Le train s'arrête dans de minuscules gares perdues au milieu de nulle part. Parfois nous sommes autorisés à descendre nous dégourdir les jambes (et fumer pour ceux que ça intéresse). C'est comme ça que je me retrouve sous le soleil de midi à Shelby : quelques cailloux poussiéreux, des "trucks" garés un peu plus loin, un vieux wagon rouillé...
En début de soirée, nous arrivons dans le North Dakota. La longue plaine est maintenant mouillée d'une multitude de lacs et d'étangs qui brillent dans la lumière du soir. Les silots à grains sont parfois remplacés par des pompes à pétrole. Je suis dans le wagon à paysage, j'attends patiemment l'heure de ma réservation au restaurant en regardant le soleil se coucher : pour le dîner, réservation obligatoire !
Je partage mon dîner avec deux américaines. L'une d'elle habite Fargo où nous arriverons cette nuit. Elle fait une thèse en communication. Originaire de la petite ville de White Salmon dans le Montana, où nous sommes passés ce matin, elle est l'une des rares personnes pour qui le train est véritablement pratique. L'autre femme est une vieille dame afro-americaine toute menue et qui semble perdue dans ses pensées. Ce n'est qu'à la fin du repas qu'elle réalise que je suis française ce qui fait naître en elle un flot d'émotions joyeuses et de souvenirs quelque peu décousus de voyages passés.
La nuit est maintenant tombée, à peine perçoit-on encore la lueur du crépuscule à l'horizon.
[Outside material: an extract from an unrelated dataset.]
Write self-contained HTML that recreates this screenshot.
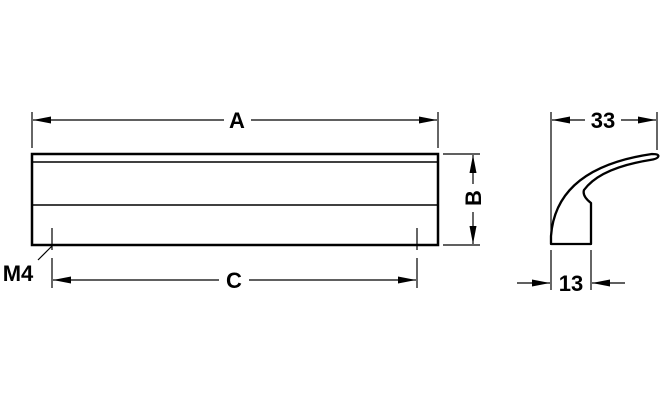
<!DOCTYPE html><html><head><style>body{margin:0;background:#fff}</style></head><body>
<svg width="660" height="400" xmlns="http://www.w3.org/2000/svg" font-family="Liberation Sans, sans-serif" font-weight="bold">
<defs><marker id="a" viewBox="0 0 18 7" refX="18" refY="3.5" markerWidth="18" markerHeight="7" markerUnits="userSpaceOnUse" orient="auto"><path d="M0,0L18,3.5L0,7z" fill="#000"/></marker></defs>
<g stroke="#000" fill="none">
<rect x="32" y="154" width="406" height="91" stroke-width="2.5"/>
<line x1="32" y1="162" x2="438" y2="162" stroke-width="1.5"/>
<line x1="32" y1="205" x2="438" y2="205" stroke-width="1.5"/>
<g stroke-width="1.2">
<line x1="32" y1="112" x2="32" y2="148"/><line x1="438" y1="112" x2="438" y2="148"/>
<line x1="224" y1="120" x2="33" y2="120" marker-end="url(#a)"/><line x1="251" y1="120" x2="437" y2="120" marker-end="url(#a)"/>
<line x1="52" y1="228" x2="52" y2="250"/><line x1="52" y1="258" x2="52" y2="288"/>
<line x1="417" y1="228" x2="417" y2="250"/><line x1="417" y1="258" x2="417" y2="288"/>
<line x1="219" y1="280" x2="53" y2="280" marker-end="url(#a)"/><line x1="249" y1="280" x2="416" y2="280" marker-end="url(#a)"/>
<line x1="38" y1="260" x2="52" y2="246"/>
<line x1="443" y1="154" x2="480" y2="154"/><line x1="443" y1="245" x2="480" y2="245"/>
<line x1="473" y1="184" x2="473" y2="155" marker-end="url(#a)"/><line x1="473" y1="212" x2="473" y2="244" marker-end="url(#a)"/>
<line x1="551" y1="112" x2="551" y2="240"/><line x1="657" y1="112" x2="657" y2="150"/>
<line x1="585" y1="120" x2="552" y2="120" marker-end="url(#a)"/><line x1="621" y1="120" x2="656" y2="120" marker-end="url(#a)"/>
<line x1="551" y1="250" x2="551" y2="290"/><line x1="591" y1="250" x2="591" y2="290"/>
<line x1="517" y1="283" x2="550" y2="283" marker-end="url(#a)"/><line x1="625" y1="283" x2="592" y2="283" marker-end="url(#a)"/>
</g>
<path d="M591,244 L551,244 L551,236 Q556,168 652,154 Q660,154 658,157 Q657,159 650,160 Q600,168 584,190 Q582,196 591,203 Z" stroke-width="2.3" stroke-linejoin="round"/>
</g>
<g font-size="22" text-anchor="middle">
<text x="237" y="128">A</text>
<text x="234" y="288">C</text>
<text x="18" y="281">M4</text>
<text x="603" y="128">33</text>
<text x="571" y="291">13</text>
<text transform="translate(481,198) rotate(-90)">B</text>
</g>
</svg></body></html>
Deuxième nuit dans le train : j'ai un peu plus d'expérience. Je me suis achetée une couverture à 10 dollars pour me protéger de l'air climatisé. Je dors par bribe de 2 ou 3h. A nouveau, j'ai la chance de n'avoir personne à côté de moi. Je suis encore somnolente lorsque, peu après 7h, j'entends l'annonce pour Minneapolis. Je range les affaires étalées autour de moi dans ce qui a été mon petit espace ces 2 derniers jours et je descends récupérer ma valise. Dehors, la ville apparaît dans la lumière crue du matin : je suis arrivée.